▶ Stated problem: Repeat only the lines below that run from the line with "Convert this chart to D3.js code." to the line with "var errLoA = [1.049, 1.059, 0.876, 0.906, 0.893, 0.626]", ends included; skip every picture.

▶ Information shown:
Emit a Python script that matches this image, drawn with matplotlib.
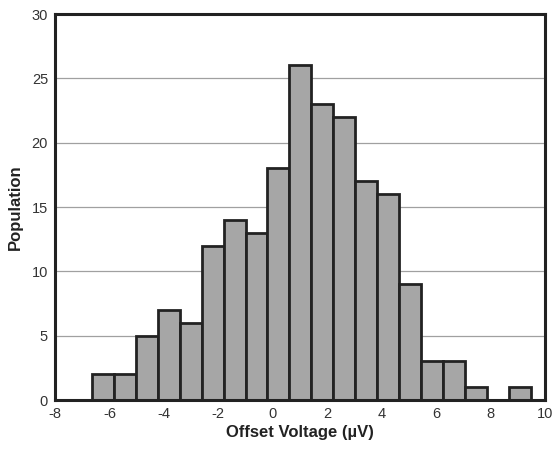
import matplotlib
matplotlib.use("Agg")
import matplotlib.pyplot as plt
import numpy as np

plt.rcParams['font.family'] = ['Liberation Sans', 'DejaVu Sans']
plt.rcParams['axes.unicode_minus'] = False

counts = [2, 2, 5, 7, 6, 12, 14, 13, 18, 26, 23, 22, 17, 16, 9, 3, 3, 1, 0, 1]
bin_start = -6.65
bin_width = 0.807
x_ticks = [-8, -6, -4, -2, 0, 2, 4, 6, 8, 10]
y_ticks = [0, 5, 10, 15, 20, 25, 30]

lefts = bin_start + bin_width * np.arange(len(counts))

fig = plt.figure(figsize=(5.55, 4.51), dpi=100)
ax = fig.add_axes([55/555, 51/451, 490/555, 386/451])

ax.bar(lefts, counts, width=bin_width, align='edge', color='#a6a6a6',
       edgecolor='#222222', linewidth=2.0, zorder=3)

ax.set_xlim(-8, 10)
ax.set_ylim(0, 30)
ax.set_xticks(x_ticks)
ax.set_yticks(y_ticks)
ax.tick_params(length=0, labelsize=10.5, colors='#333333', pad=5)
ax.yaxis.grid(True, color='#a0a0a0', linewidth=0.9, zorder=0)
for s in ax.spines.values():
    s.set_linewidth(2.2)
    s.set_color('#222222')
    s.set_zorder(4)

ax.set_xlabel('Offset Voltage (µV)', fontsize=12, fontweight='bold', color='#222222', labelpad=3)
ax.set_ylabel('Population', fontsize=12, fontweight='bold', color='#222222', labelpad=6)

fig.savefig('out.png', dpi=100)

* * *

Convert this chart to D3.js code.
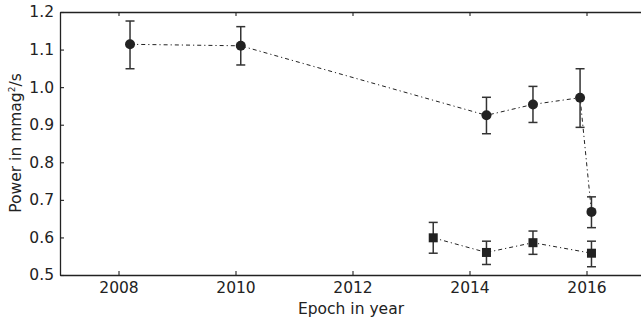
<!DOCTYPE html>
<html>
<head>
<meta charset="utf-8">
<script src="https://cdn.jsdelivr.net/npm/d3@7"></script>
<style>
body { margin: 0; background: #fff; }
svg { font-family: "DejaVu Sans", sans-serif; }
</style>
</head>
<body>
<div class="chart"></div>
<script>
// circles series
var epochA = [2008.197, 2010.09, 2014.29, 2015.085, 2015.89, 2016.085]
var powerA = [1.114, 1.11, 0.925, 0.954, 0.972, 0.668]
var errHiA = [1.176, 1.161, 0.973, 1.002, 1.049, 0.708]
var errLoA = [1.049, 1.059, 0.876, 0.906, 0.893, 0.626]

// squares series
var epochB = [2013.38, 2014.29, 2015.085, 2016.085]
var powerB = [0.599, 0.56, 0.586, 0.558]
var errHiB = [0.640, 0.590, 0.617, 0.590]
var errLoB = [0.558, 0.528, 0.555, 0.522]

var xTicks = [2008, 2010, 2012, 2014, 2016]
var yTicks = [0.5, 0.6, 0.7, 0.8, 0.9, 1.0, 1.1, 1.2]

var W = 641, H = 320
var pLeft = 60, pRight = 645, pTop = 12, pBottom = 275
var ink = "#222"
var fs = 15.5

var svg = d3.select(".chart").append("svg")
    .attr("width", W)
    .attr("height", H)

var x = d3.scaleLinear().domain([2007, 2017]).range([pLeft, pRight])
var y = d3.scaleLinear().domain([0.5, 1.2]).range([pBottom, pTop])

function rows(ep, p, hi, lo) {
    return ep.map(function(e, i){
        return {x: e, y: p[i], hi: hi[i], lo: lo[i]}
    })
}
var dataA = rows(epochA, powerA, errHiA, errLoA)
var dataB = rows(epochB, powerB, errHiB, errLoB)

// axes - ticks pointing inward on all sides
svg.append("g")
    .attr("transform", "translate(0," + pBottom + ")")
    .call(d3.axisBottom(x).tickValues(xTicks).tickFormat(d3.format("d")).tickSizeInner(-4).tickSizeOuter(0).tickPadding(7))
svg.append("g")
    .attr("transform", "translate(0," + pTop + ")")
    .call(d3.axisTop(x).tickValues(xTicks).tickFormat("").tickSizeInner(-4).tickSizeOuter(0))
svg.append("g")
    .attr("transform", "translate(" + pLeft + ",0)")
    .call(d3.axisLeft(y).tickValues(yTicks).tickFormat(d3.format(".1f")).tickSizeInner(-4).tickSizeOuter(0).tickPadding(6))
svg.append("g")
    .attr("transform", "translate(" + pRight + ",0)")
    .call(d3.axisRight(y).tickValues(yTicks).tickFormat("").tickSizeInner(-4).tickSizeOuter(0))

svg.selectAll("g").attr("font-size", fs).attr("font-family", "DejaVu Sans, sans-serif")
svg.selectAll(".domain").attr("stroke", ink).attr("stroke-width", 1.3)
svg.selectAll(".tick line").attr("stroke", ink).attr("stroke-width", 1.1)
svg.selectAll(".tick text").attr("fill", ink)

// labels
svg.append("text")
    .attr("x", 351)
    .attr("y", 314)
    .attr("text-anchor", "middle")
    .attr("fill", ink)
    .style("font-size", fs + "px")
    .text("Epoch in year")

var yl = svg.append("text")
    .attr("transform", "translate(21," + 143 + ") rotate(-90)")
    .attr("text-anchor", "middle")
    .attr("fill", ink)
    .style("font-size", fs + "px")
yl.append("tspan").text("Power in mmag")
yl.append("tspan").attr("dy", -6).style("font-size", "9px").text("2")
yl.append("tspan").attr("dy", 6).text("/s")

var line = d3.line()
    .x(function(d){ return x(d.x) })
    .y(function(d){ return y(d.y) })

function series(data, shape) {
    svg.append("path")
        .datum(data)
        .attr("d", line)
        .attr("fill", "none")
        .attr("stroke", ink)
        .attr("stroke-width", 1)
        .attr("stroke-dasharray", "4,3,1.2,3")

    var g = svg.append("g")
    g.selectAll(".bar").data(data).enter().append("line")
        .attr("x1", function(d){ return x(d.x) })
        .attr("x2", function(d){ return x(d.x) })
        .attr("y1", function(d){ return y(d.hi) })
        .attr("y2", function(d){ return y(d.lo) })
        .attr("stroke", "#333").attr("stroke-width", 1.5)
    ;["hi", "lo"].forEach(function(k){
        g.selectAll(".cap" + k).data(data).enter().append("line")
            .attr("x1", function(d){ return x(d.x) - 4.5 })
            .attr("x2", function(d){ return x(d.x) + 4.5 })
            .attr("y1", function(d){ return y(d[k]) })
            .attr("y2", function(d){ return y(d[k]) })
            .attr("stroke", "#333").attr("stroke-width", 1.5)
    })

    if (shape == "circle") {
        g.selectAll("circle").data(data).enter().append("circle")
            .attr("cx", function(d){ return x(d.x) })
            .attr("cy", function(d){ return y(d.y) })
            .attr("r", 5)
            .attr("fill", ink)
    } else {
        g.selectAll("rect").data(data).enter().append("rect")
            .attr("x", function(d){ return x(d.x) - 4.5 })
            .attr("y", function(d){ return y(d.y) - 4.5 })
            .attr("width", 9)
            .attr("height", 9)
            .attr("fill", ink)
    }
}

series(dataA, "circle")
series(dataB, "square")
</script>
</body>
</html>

▶ The answer:
Convert this chart to D3.js code.
<!DOCTYPE html>
<html>
<head>
<meta charset="utf-8">
<script src="https://cdn.jsdelivr.net/npm/d3@7"></script>
<style>
body { margin: 0; background: #fff; }
svg { font-family: "DejaVu Sans", sans-serif; }
</style>
</head>
<body>
<div class="chart"></div>
<script>
// circles series
var epochA = [2008.197, 2010.09, 2014.29, 2015.085, 2015.89, 2016.085]
var powerA = [1.114, 1.11, 0.925, 0.954, 0.972, 0.668]
var errHiA = [1.176, 1.161, 0.973, 1.002, 1.049, 0.708]
var errLoA = [1.049, 1.059, 0.876, 0.906, 0.893, 0.626]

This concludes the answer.